This Monte Carlo simulation study examined the performance of the most commonly used fit indices in selecting the "correct" latent class model while varying factors such as: the true number of latent classes, the size of the latent classes (i.e., class prevalence), the nature of the latent classes, the number of indicators, and sample size. Specifically, the fit indices examined in this simulation study were the Akaike Information Criterion (AIC), the Consistent Akaike Information Criterion (CAIC), the Bayesian Information Criterion (BIC), the adjusted Bayesian Information Criterion (ABIC), the adjusted Lo-Mendell-Rubin likelihood ratio test (LMR-LRT), the parametric bootstrapped likelihood ratio test (BLRT), the approximate Bayes Factor (BF), and the correct model probability (cmP).
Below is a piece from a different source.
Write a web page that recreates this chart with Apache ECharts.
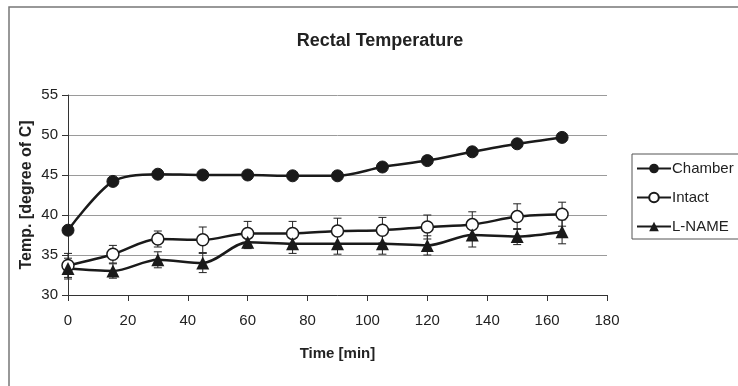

No study to date has examined the performance of the BF and cmP in recovering the correct latent class model.
This simulation study also aimed to simultaneously examine and understand how sample size, the number of observed indicators, and class enumeration intersect in latent class analysis (LCA) models. In other words, when sampling observations from a larger population, is there a critical point where the size of the sample and the number of indicators cannot uncover all existing heterogeneity? That is, at what point is specificity of the emerging latent classes lost?
All data were generated and analyzed using Mplus latent variable software (Muthén & Muthén, 1998-2013). The specific data generation and analysis conditions in this dissertation were created based on a literature search of Education and Psychology related databases. Results from this study will help applied researchers using LCA models further understand which fit index to trust under various conditions when going through the class enumeration process in practice. Specifically, the ABIC and BLRT indices emerged as being the highest performing across a variety of conditions considered in this study. Results also highlight the practical importance of thoughtfully considering sample size and the number of indicators included when estimating and interpreting LCA models. Findings of this dissertation provide evidence for a relatively strong interplay between sample size, number of indicators, and class enumeration in LCA models.